It’s hard to believe, but Ray Charles has been around for some 50 years. So ubiquitous that he’s positively ethereal, he’s been the stealth gene in this country’s cultural DNA, subtly infecting our collective conscious/subconscious with his revolutionary musical visions. No doubt, in a non-Ray Charles parallel universe, there would be no Stevie Wonder, Joe Cocker, Rod Stewart, Steve Winwood, Ronnie Milsap, Van Morrison, Aretha Franklin, Lou Rawls or even gospel wunderkind Kirk Franklin. With the five-CD Genius & Soul, anthology specialists Rhino have done the near impossible-definitively cracking the cipher of perhaps the greatest musical fusionist of the 20th century.

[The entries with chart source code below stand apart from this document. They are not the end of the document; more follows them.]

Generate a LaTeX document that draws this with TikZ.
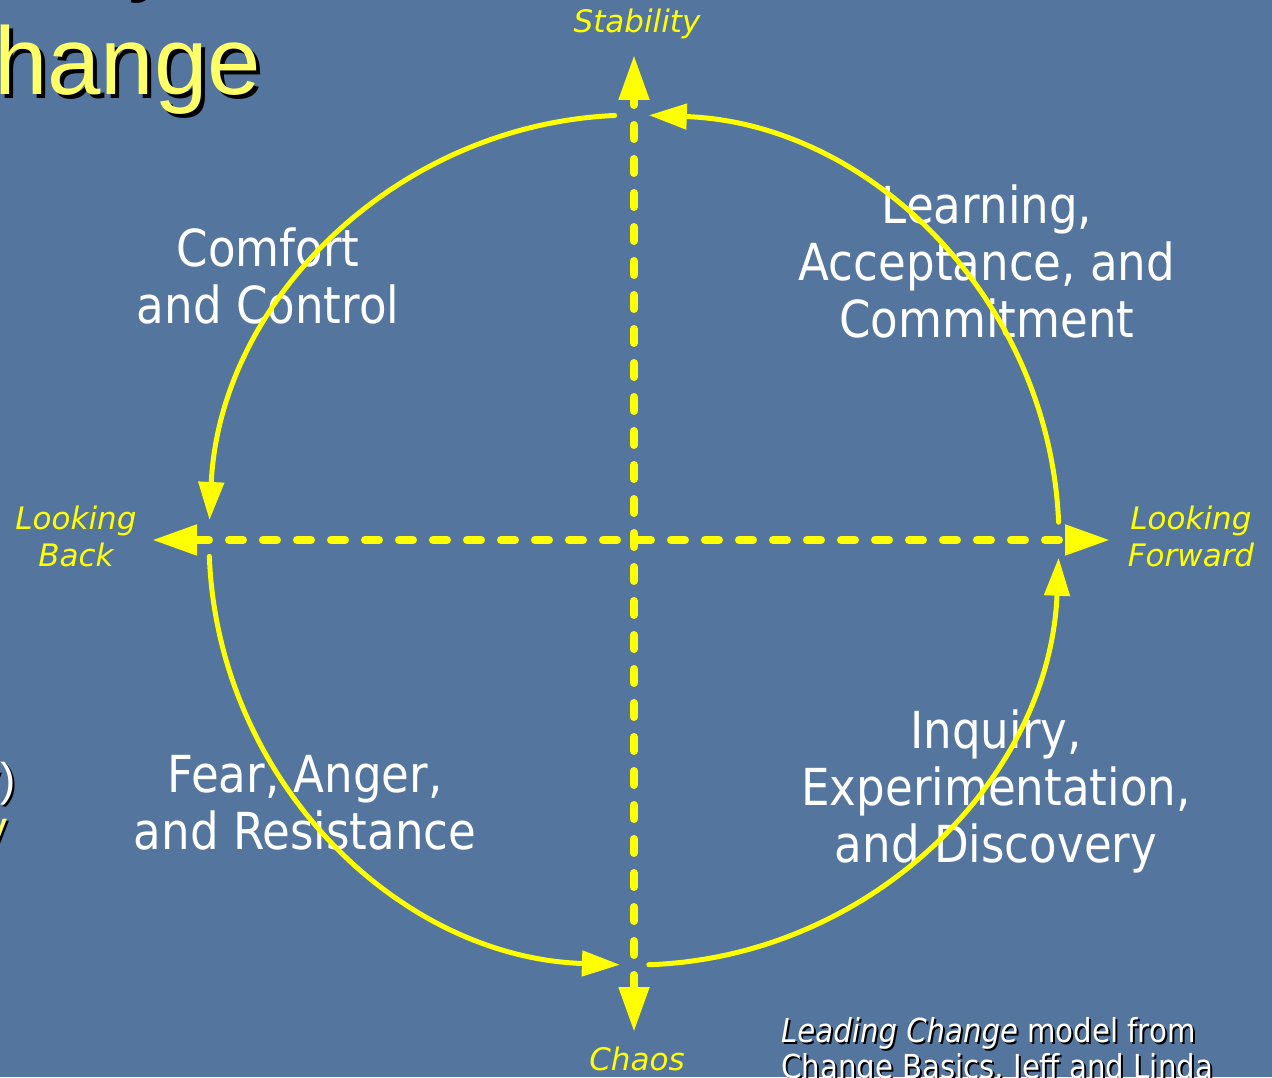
\documentclass[tikz,border=0pt]{standalone}
\usepackage{fontspec}
\usetikzlibrary{arrows.meta}
\setmainfont{DejaVu Sans}
\newfontfamily\labelfont[FakeStretch=0.885]{DejaVu Sans}
\newfontfamily\axisfont{DejaVu Sans}
\newfontfamily\titlefont{Liberation Sans}
\definecolor{slideblue}{RGB}{83,117,158}
\definecolor{titleyellow}{RGB}{255,255,102}
\definecolor{lineyellow}{RGB}{255,255,0}

\begin{document}
\begin{tikzpicture}[x=1pt,y=1pt,
  quadrant/.style={text=white,align=center,inner sep=0pt,anchor=base,
    font=\labelfont\fontsize{51}{57}\selectfont},
  axislabel/.style={text=lineyellow,align=center,inner sep=0pt,anchor=base,
    font=\axisfont\itshape\fontsize{31}{37}\selectfont},
  titletext/.style={inner sep=0pt,anchor=base west,
    font=\titlefont\fontsize{96}{110}\selectfont},
  edgetext/.style={inner sep=0pt,anchor=base east,
    font=\titlefont\fontsize{46}{52}\selectfont},
  credit/.style={inner sep=0pt,anchor=base west,align=left,
    font=\labelfont\fontsize{33}{36}\selectfont},
  axis/.style={lineyellow,line width=8pt,line cap=round,
    dash pattern=on 14pt off 20pt,<->,>={Triangle[length=45pt,width=29pt]}},
  loopline/.style={lineyellow,line width=5pt,line cap=round,
    -{Triangle[length=38pt,width=25pt]}}]
%\draw [lightgray](0,0) grid [step=100] (1272,1077);
\useasboundingbox (0,0) rectangle (1272,1077);
\fill [slideblue](0,0) rectangle (1272,1077);

% what is left of the slide title and bullets
\node [titletext,text=black] (titleyshadow) at (128,1093){y};
\node [titletext,text=titleyellow] (titley) at (124,1097){y};
\node [titletext,text=black] (titleshadow) at (-2,978){hange};
\node [titletext,text=titleyellow] (title) at (-6,982){hange};
\node [edgetext,text=black] (parenshadow) at (18,279){y)};
\node [edgetext,text=white] (paren) at (16,281){y)};
\node [edgetext,text=black] (bulletshadow) at (10,231){y};
\node [edgetext,text=titleyellow] (bullet) at (8,233){y};

% quadrants (base = last line)
\node [quadrant] (comfort) at ( 268,753){Comfort\\and Control};
\node [quadrant] (learning) at ( 987,739){Learning,\\Acceptance, and\\Commitment};
\node [quadrant] (fear) at ( 305,227){Fear, Anger,\\and Resistance};
\node [quadrant] (inquiry) at ( 996,214){Inquiry,\\Experimentation,\\and Discovery};

% axis labels
\node [axislabel] (stability) at ( 637,1044){Stability};
\node [axislabel] (chaos) at ( 637,7){Chaos};
\node [axislabel] (back) at ( 76,510){Looking\\Back};
\node [axislabel] (forward) at (1191,510){Looking\\Forward};

\node [credit,text=black] (sourceshadow) at (783,-3){\itshape Leading Change\upshape{} model from\\Change Basics, Jeff and Linda};
\node [credit,text=white] (source) at (781,-1){\itshape Leading Change\upshape{} model from\\Change Basics, Jeff and Linda};

% axes
\coordinate (o) at (634,537);
\coordinate (stabend) at (634,1022);
\coordinate (chaosend) at (634,45);
\coordinate (backend) at (152,537);
\coordinate (forwardend) at (1110,537);
\draw [axis](chaosend) -- (stabend);
\draw [axis](backend) -- (forwardend);

% the cycle, r = 425
\draw [loopline]([shift={(92.6:425)}]o) arc [start angle=92.6, end angle=177.3, radius=425];
\draw [loopline]([shift={(182.2:425)}]o) arc [start angle=182.2, end angle=268.1, radius=425];
\draw [loopline]([shift={(272.0:425)}]o) arc [start angle=272.0, end angle=357.6, radius=425];
\draw [loopline]([shift={(2.4:425)}]o) arc [start angle=2.4, end angle=88.0, radius=425];
\end{tikzpicture}
\end{document}
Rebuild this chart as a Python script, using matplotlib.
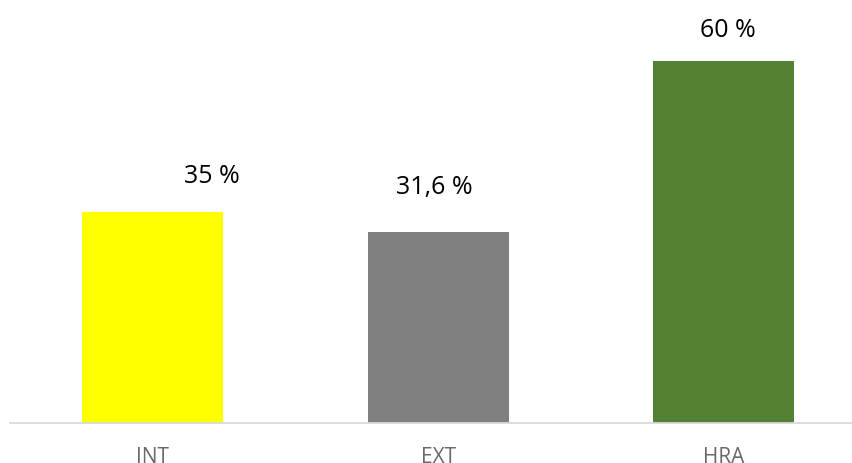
import matplotlib.pyplot as plt

categories = ['INT', 'EXT', 'HRA']
values = [35, 31.6, 60]
value_labels = ['35 %', '31,6 %', '60 %']

bar_colors = ['#ffff00', '#808080', '#548235']
# label offsets (pixels) from the top centre of each bar
label_dx = [59, -4, 4]
label_dy = [29, 38, 24]

plt.rcParams['font.family'] = ['Open Sans', 'DejaVu Sans']

fig = plt.figure(figsize=(8.53, 4.63), dpi=100)
ax = fig.add_axes([10 / 853, 40 / 463, 856.5 / 853, 422 / 463])

x = range(len(categories))
ax.bar(x, values, width=0.494, color=bar_colors, zorder=2)

for i, v in enumerate(values):
    ax.annotate(value_labels[i], xy=(i, v), xytext=(label_dx[i], label_dy[i]),
                textcoords='offset pixels', ha='center', va='baseline',
                fontsize=18, color='#000000')

ax.set_xlim(-0.5, 2.5)
ax.set_ylim(0, 70)
ax.set_yticks([])
ax.set_xticks(list(x))
ax.set_xticklabels(categories, fontsize=15, color='#6a6a6a')
ax.tick_params(axis='x', length=0, pad=17)

for side in ['top', 'right', 'left']:
    ax.spines[side].set_visible(False)
ax.spines['bottom'].set_color('#d9d9d9')
ax.spines['bottom'].set_linewidth(1.3)

fig.savefig('out.png', dpi=100)
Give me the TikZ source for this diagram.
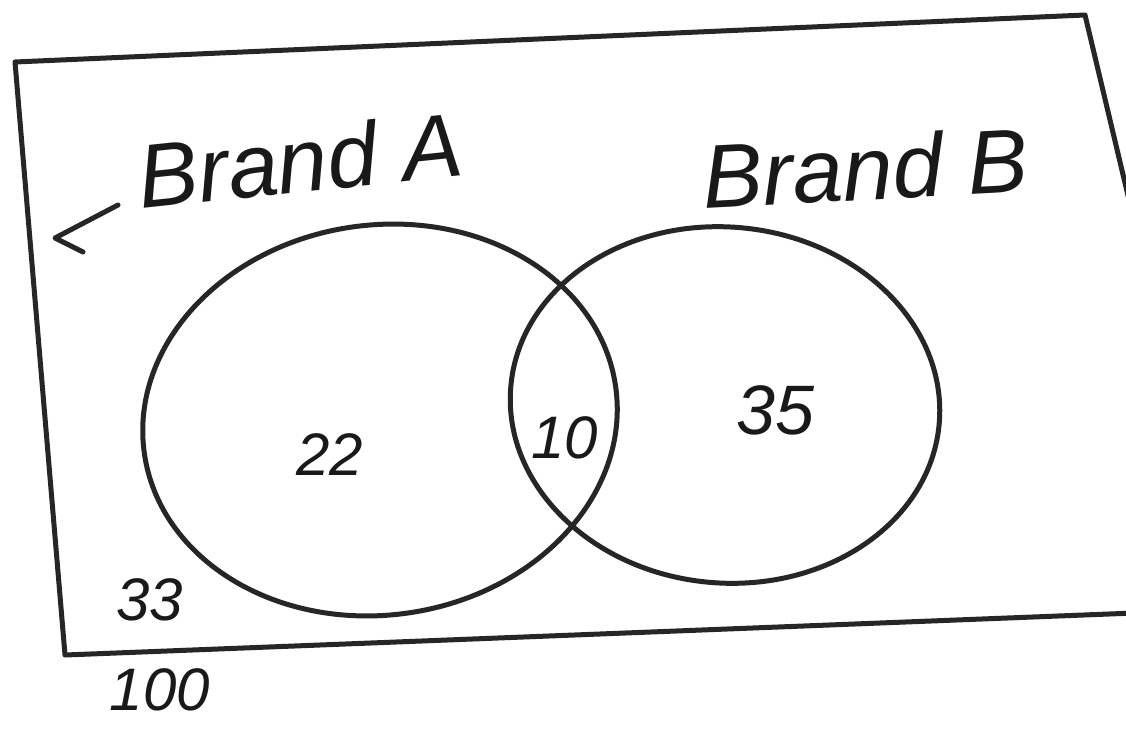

Grandiose hyperbole?-I think not. Born in Albany, GA on September 23, 1930, Ray grew up poor in Greenville, FL (the proverbial “Hard Time, Mississippi”). Between the ages of five and fifteen, he was taught piano at a segregated(!) school for the blind in St. Augustine. His mother’s death curtailed his studies, for the next three years he made his bones throughout Florida’s TOBA (Tough On Black Asses) circuit. At the age of 18, Ray emigrated to Seattle. In Seattle, his music flourished-he wrote charts for his trio as well as for big band (he met lifelong bud Quincy Jones there). As his live rep grew, the pianist came to the attention of Jack Lauderdale, the owner of the LA-based Swingtime label. CD one begins with Charles’ recordings for the label, the self-penned “Confession Blues” (1948) and “Baby Let Me Hold Your Hand” (1949). Over the next four years, Ray would tour the country as bluesman Lowell Fulson’s music director-arranger until Ahmet Ertegun signed him to a solo contract with nascent R&B power Atlantic Records in 1952. His first six singles for the label reveal an artist searching for his sound, trying to overcome the influence of his idols Nat King Cole and Charles Brown, stretching the conventions of jazz, R&B to fit his inner groove. Charles’ seventh single “I’ve Got A Woman” (1954-#1 R&B) with its orchestral jazz-fueled heretical synthesis of gospel fervor and earthy secularity would not only determine the course of R&B’s future, it would give his muse the license to kill.
Oblivious to the rock ‘n’ roll revolution that was transforming American popular music, Charles spent his time at Atlantic (’52-’59) refining his mojo, becoming the rare black musician (save his idol Nat Cole) to consistently bomb both the album and R&B/pop singles charts. His innovations (coalescing majestically in “What’d I Say Parts 1&2”)-big band funk, the female lead/backing vocals of the Raeletts, electric piano-created the paradigm for the Motown-Stax-Philadelphia International sounds to come in the next two decades.
CD two chronicles Brother Ray’s late ’59 career-defining transition from Atlantic to ABC-Paramount. This new association not only freed him up financially (he secured a big advance, sweeter royalty rates and ownership of his masters), it ushered in an extended era of supernatural creativity that would forever validate his title as The Genius. During his 13 years with the label, Charles expanded his oeuvre way beyond R&B via 26 albums that yielded three #1 and 20 Top 10 R&B/pop hits. Many of his singles-“One Mint Julep,” “Hit The Road, Jack,” “Unchain My Heart,” “Busted,” “Crying Time,” “Let’s Go Get Stoned,” “Baby It’s Cold Outside” (with Betty Carter) to name a few-are pop classics.
Beginning with 1960’s Genius Hits The Road (containing the immortal “Georgia On My Mind”)-a recording of songs with names of states-he not only invented the “concept” album, he proved himself to be a master interpreter of American song (later, he trumped the Beatles with killer versions of “Yesterday” and “Eleanor Rigby”). That said, CD three shows how Ray shocked the world in ’62, flipping the script with the twin LPs Modern Sounds In Country And Western Music Vols. 1 & 2. For him it was simply a southern roots revisit, for the genre it was the new Book of Revelations. Charles strip-mined the blues pathos motherlode from the precious hillbilly minerals of tunes like “I Can’t Stop Loving You,” “Your Cheating Heart” and “Born To Lose,” adding orchestral strings and a white female chorus to the mix. From that point on, C&W would follow his lead, gaining pop credibility and a new maturity.
By the end of the decade, Ray Charles had nothing left to prove. Financially independent, owner of his own recording complex, touring the world with his big band, he was in full control of his destiny. CDs four and five document our man between the years 1968 to 1993-his quasar period. During this era, he would release albums on his own Crossover label as well as on Atlantic, RCA (Porgy And Bess with Cleo Laine), Columbia and Warner Brothers. To be honest, the music from this last period is spotty, almost mortal compared to the god-like manifestations of the previous two decades. But so what-Ray Charles-Brother Ray-The Genius has earned the right to chill. Thanks to Genius & Soul, we will always know why.